I just bought John Piper’s new book. The $25 was worth these paragraphs.
Westminster books. I’m reading the Kindle one. Paper awaits me at home.
“When humans exalt themselves, they call attention to something that can never satisfy the people they want to impress: themselves. No mere human, no matter how exalted, can be the all-satisfying treasure of another human. Nor is such satisfaction of others even a typical human motive for self-exaltation. For humans, self-exaltation is typically a way of getting, not giving—using people, not serving them. But it is otherwise with God.
But what if God’s continual acting for his own glory proved to be less like an insecure, self-enhancing, needy bully and more like the star professional basketball player who drives his Porsche into the neighborhood because he genuinely loves inner-city kids and wants to give them the unimaginable pleasure of playing with their hero?
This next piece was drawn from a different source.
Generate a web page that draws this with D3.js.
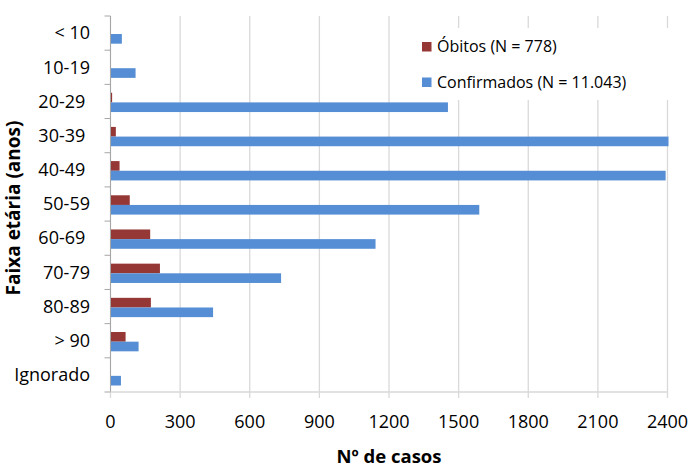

What if God’s calling attention to his glory turned out to be less like a quack doctor who hangs out a sign that he’s the best and more like a real doctor hanging out a sign because he is, in fact, the best, and he alone can do the procedure that will save the community from the spreading disease?
What if God’s making known his superiority is less like an anxious college art teacher touting the greatness of his classes to shore up his reputation by attracting more students and more like the best artist in the world going to the poorest college and announcing that he is going to give an absolutely free course so that he can show the lowliest student the secrets of his superior skill?
What if God’s public promotion of his power is less like a narcissistic, fame-hungry, military general who seeks victory by sacrificing thousands of soldiers from his safe position behind the lines and more like the truly greatest general who wins both victory and fame by willingly dying at the front line for the troops he loves?”